=== Aim ===
Would you return the run of lines that starts at the one with "Emit a LaTeX" and ends at the one with "(0,0) rectangle (1417,903);", ends included, exactly as written and without the images?

── Data records

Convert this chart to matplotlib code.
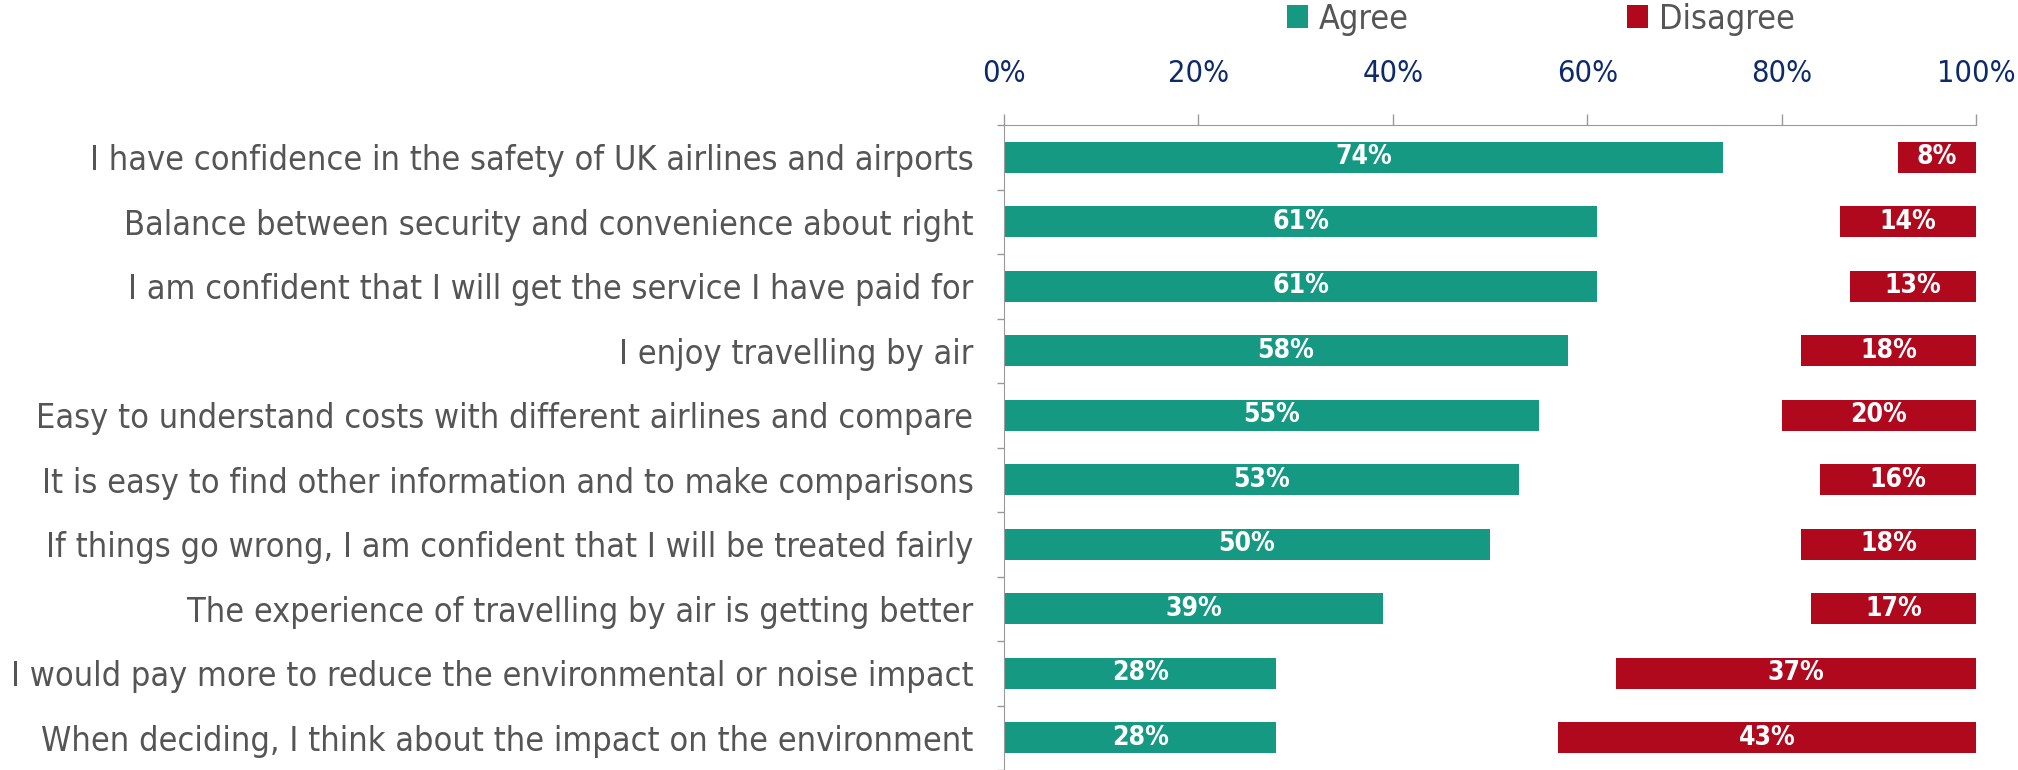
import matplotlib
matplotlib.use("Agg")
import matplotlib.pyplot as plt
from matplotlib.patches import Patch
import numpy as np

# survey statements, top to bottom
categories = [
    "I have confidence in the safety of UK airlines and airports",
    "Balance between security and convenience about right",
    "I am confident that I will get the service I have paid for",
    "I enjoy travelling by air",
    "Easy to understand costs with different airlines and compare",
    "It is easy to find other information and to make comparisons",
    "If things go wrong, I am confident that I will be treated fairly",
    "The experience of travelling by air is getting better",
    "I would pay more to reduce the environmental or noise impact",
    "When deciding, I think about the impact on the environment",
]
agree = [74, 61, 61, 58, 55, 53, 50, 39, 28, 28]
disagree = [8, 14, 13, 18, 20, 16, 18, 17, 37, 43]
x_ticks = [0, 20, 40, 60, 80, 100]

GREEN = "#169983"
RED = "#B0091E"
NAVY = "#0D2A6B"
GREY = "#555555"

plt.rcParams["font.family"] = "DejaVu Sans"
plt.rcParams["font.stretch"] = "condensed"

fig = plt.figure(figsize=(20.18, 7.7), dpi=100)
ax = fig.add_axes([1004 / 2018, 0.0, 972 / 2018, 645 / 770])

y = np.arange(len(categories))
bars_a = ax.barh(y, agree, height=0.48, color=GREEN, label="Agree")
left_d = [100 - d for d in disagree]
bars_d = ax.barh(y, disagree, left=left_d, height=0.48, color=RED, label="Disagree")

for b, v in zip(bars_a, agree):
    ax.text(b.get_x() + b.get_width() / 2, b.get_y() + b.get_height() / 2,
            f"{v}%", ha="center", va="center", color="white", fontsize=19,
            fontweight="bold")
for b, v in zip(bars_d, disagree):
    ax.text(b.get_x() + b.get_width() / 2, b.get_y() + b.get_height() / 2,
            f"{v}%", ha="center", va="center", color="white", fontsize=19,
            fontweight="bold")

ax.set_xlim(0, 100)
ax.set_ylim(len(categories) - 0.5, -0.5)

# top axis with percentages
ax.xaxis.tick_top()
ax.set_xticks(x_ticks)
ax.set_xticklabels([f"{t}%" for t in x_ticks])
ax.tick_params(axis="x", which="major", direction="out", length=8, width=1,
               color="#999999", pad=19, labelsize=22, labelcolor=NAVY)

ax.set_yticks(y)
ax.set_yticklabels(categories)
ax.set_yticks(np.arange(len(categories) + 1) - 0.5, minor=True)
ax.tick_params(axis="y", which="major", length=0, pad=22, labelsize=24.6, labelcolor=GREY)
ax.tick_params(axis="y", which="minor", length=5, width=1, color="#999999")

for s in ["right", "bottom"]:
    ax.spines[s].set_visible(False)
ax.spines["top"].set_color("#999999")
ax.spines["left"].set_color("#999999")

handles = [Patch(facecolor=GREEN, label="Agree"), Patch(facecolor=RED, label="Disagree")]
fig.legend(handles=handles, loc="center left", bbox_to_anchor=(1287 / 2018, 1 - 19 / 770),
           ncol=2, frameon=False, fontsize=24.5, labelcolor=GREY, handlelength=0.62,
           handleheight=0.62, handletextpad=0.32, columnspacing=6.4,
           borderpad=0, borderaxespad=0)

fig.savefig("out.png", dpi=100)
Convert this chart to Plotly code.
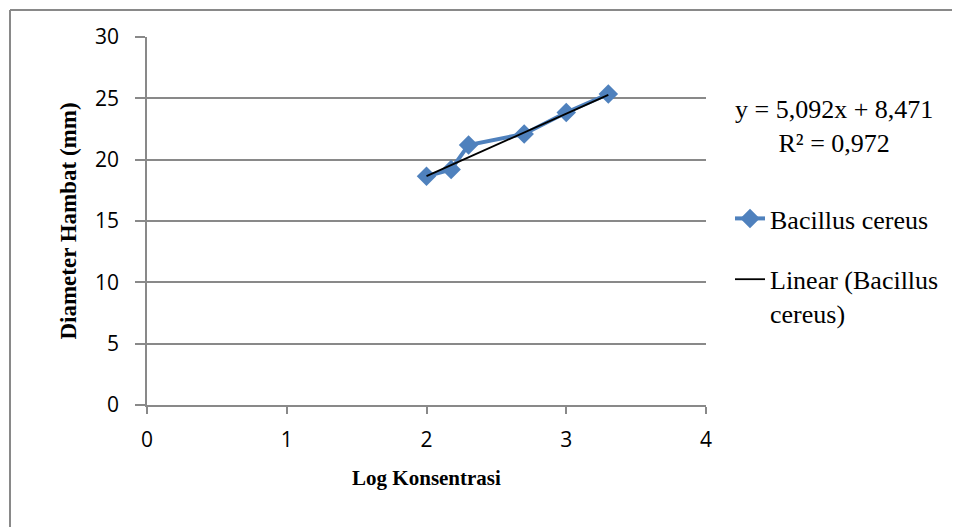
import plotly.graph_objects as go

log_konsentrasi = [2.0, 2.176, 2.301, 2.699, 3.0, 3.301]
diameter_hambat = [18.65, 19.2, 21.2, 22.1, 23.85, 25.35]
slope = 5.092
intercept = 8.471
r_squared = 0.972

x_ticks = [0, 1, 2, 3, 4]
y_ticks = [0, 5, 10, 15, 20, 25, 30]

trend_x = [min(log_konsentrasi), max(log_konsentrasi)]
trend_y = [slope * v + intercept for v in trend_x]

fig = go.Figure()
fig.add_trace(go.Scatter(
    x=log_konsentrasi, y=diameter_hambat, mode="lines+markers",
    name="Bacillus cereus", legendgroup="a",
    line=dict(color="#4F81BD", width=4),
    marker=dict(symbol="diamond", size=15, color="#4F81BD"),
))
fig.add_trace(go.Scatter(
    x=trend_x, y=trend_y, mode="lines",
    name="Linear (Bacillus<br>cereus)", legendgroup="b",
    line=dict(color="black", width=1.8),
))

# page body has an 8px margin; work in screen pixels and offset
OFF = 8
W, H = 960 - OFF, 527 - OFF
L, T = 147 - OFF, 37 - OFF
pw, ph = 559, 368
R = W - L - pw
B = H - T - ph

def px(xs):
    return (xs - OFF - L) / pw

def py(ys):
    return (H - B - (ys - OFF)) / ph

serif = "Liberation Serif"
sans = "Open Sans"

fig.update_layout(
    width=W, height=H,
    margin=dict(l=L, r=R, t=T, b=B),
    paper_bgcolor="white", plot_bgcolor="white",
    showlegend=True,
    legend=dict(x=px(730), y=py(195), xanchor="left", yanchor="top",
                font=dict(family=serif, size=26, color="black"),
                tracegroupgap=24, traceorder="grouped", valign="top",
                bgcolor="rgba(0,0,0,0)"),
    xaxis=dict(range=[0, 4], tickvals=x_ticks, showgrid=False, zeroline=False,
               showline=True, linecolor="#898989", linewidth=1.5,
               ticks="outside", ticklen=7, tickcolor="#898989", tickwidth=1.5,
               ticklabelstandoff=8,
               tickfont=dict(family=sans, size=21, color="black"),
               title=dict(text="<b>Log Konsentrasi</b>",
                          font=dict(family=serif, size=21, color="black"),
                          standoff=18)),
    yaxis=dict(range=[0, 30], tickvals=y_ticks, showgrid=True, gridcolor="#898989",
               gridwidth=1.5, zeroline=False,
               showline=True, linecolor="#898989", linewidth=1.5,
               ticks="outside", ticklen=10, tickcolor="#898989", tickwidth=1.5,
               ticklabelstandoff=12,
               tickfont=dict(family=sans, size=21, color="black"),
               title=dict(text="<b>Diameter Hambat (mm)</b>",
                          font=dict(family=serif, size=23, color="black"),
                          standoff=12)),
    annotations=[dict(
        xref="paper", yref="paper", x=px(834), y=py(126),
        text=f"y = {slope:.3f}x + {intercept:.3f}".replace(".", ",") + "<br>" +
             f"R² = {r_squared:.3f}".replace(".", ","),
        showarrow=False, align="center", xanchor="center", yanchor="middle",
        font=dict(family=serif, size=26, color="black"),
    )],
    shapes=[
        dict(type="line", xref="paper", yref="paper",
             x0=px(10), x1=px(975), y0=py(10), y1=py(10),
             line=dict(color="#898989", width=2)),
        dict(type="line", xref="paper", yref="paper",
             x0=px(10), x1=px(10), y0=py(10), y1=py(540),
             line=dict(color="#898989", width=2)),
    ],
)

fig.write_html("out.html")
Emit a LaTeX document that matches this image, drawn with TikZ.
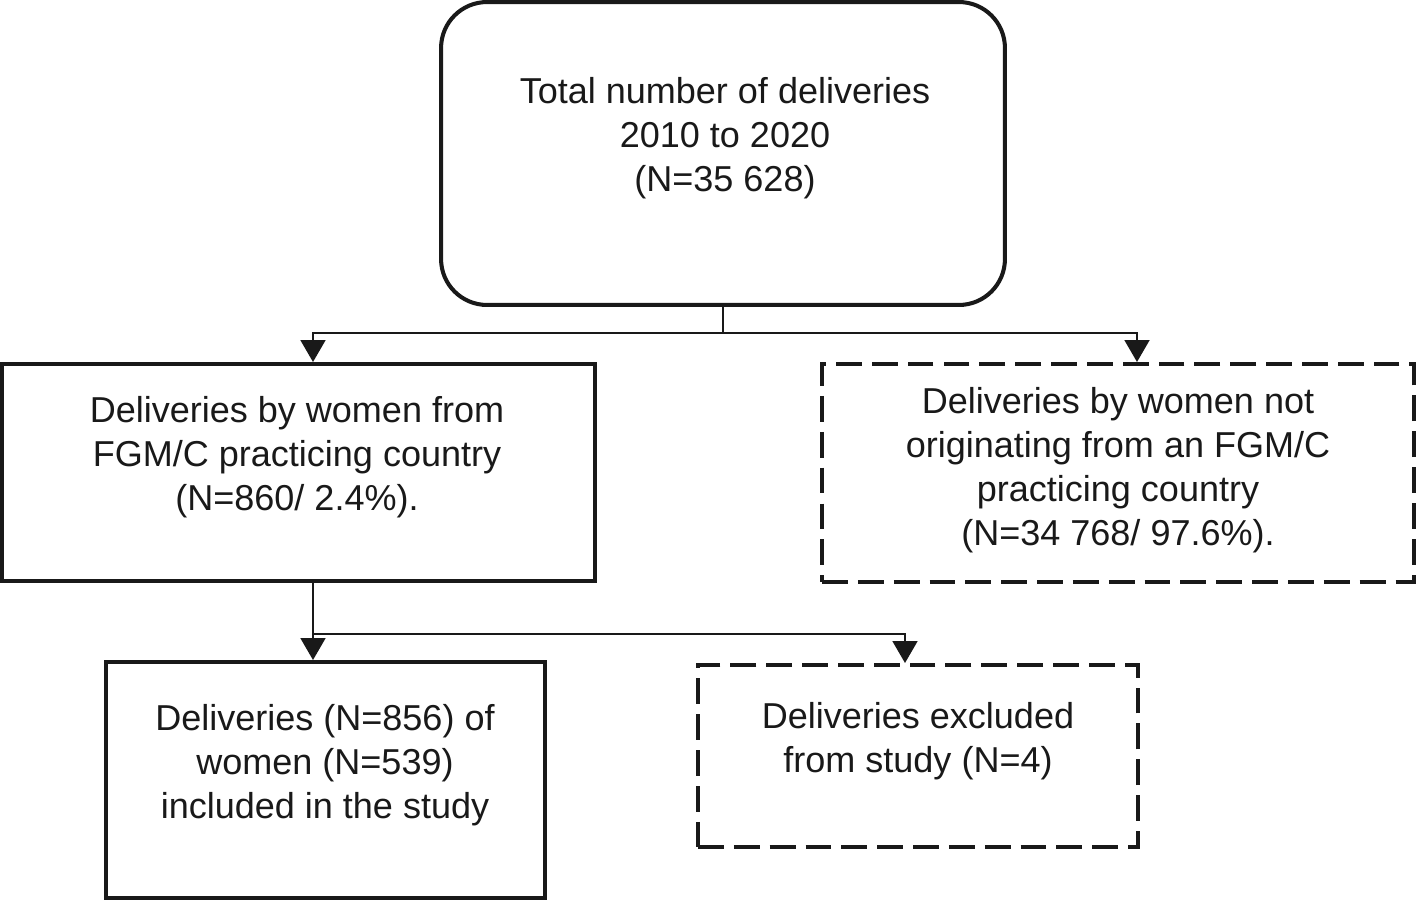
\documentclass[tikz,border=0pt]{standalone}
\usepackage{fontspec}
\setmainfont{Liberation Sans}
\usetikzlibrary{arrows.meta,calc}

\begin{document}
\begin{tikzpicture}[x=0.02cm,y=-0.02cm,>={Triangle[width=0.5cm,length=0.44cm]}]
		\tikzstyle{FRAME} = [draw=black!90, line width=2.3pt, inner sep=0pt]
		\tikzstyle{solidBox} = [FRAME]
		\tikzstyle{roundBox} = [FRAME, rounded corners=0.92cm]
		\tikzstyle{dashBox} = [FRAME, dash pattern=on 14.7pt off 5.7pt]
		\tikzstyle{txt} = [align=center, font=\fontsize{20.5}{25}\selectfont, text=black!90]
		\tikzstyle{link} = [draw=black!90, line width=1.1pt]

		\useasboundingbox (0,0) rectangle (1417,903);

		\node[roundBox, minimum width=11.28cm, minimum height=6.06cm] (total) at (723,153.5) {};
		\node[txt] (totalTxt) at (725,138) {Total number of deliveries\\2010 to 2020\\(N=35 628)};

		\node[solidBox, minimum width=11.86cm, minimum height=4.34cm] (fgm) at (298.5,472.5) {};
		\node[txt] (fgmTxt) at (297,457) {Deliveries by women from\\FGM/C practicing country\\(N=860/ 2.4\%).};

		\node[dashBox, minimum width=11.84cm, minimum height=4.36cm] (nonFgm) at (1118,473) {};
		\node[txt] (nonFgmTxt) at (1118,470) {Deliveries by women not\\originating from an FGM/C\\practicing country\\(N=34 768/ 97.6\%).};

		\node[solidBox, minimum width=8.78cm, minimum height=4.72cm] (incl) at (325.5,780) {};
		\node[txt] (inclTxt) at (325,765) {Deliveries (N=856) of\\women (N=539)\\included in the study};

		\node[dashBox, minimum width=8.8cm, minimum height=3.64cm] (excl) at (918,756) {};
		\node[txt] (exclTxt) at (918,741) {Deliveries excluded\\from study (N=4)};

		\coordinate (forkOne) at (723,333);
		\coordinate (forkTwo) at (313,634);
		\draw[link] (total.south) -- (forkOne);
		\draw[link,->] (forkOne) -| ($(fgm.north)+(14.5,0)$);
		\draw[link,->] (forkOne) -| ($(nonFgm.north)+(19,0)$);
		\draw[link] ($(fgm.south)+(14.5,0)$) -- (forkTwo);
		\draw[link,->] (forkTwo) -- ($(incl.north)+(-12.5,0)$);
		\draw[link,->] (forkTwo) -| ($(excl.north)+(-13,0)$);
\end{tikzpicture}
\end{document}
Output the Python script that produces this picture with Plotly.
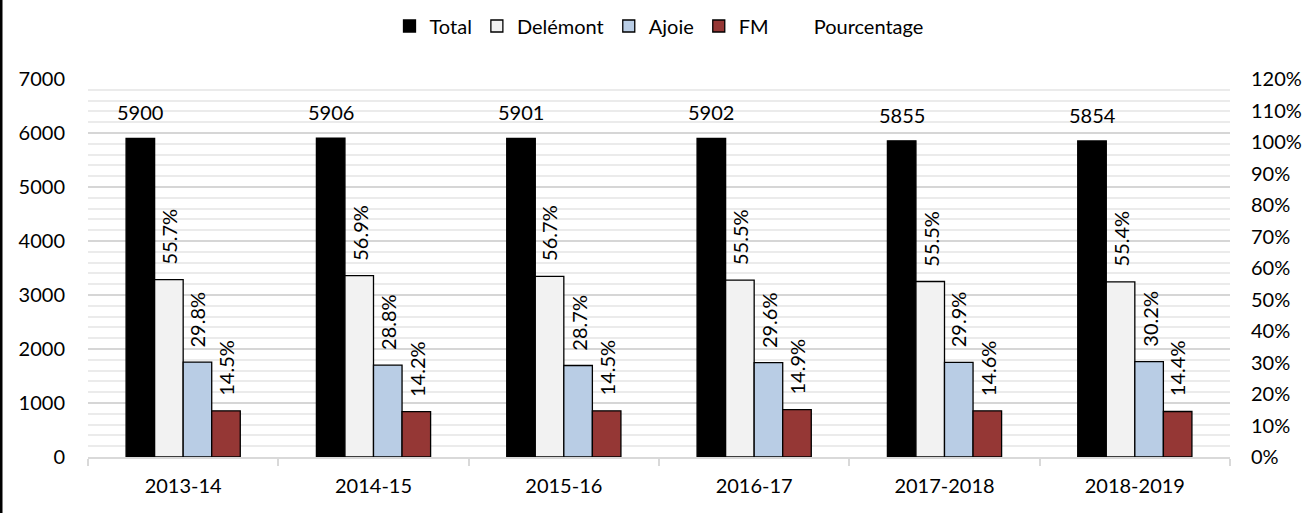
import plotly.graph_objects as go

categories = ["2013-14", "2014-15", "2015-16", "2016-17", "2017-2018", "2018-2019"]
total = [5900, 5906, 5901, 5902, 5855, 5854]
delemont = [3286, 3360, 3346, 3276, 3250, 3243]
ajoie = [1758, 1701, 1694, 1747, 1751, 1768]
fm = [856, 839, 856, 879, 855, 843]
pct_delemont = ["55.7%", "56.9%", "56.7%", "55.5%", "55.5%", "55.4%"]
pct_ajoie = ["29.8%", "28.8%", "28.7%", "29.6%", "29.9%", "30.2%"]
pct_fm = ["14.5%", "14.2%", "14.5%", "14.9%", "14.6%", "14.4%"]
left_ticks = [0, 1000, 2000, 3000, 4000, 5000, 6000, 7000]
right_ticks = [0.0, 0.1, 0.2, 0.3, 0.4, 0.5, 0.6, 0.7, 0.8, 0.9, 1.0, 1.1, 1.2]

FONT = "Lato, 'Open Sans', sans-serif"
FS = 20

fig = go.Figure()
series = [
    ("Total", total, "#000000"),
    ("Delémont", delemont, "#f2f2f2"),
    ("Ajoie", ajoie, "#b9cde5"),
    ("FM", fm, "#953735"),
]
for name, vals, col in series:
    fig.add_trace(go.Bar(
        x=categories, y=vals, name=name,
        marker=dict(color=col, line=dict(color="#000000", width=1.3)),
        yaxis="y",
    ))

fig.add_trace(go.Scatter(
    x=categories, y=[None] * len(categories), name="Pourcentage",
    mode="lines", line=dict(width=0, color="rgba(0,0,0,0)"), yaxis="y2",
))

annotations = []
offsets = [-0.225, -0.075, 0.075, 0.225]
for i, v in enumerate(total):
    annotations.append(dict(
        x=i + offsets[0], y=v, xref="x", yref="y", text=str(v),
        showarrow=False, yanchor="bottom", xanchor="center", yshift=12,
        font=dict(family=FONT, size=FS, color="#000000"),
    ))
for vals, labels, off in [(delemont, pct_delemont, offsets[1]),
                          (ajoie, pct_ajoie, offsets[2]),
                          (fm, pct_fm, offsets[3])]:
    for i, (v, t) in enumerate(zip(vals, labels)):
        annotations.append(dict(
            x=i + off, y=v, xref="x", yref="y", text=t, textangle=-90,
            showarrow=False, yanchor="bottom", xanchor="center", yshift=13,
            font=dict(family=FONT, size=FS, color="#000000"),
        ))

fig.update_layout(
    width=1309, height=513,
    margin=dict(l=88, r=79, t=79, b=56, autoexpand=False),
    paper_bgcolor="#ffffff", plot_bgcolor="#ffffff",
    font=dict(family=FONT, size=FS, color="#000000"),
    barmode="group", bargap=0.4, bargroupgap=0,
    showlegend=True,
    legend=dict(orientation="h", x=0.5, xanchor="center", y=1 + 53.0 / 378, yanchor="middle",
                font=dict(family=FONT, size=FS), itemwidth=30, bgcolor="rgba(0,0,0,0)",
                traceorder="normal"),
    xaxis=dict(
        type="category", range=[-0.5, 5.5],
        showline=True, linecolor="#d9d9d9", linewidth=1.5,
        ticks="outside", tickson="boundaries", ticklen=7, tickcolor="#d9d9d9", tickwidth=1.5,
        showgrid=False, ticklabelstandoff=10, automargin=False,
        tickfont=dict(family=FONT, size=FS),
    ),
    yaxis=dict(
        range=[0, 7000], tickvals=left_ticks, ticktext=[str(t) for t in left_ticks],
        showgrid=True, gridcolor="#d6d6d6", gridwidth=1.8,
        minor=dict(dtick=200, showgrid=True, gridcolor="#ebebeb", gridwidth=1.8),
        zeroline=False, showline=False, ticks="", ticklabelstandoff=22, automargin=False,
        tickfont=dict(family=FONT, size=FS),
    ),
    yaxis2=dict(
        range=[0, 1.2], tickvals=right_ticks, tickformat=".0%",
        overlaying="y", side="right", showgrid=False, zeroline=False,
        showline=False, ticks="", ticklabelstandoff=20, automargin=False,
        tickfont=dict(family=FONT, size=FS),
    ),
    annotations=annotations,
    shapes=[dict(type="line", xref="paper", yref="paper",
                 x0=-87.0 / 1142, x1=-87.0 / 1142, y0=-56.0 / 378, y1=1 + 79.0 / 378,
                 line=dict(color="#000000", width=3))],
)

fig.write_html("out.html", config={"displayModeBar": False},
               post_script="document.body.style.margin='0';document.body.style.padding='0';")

────

=== Output ===
Emit a LaTeX document that matches this image, drawn with TikZ.
\documentclass[tikz,border=0pt]{standalone}
\usepackage{fontspec}
\setmainfont{Liberation Sans}
\usetikzlibrary{arrows.meta,calc}

\begin{document}
\begin{tikzpicture}[x=0.02cm,y=-0.02cm,>={Triangle[width=0.5cm,length=0.44cm]}]
		\tikzstyle{FRAME} = [draw=black!90, line width=2.3pt, inner sep=0pt]
		\tikzstyle{solidBox} = [FRAME]
		\tikzstyle{roundBox} = [FRAME, rounded corners=0.92cm]
		\tikzstyle{dashBox} = [FRAME, dash pattern=on 14.7pt off 5.7pt]
		\tikzstyle{txt} = [align=center, font=\fontsize{20.5}{25}\selectfont, text=black!90]
		\tikzstyle{link} = [draw=black!90, line width=1.1pt]

		\useasboundingbox (0,0) rectangle (1417,903);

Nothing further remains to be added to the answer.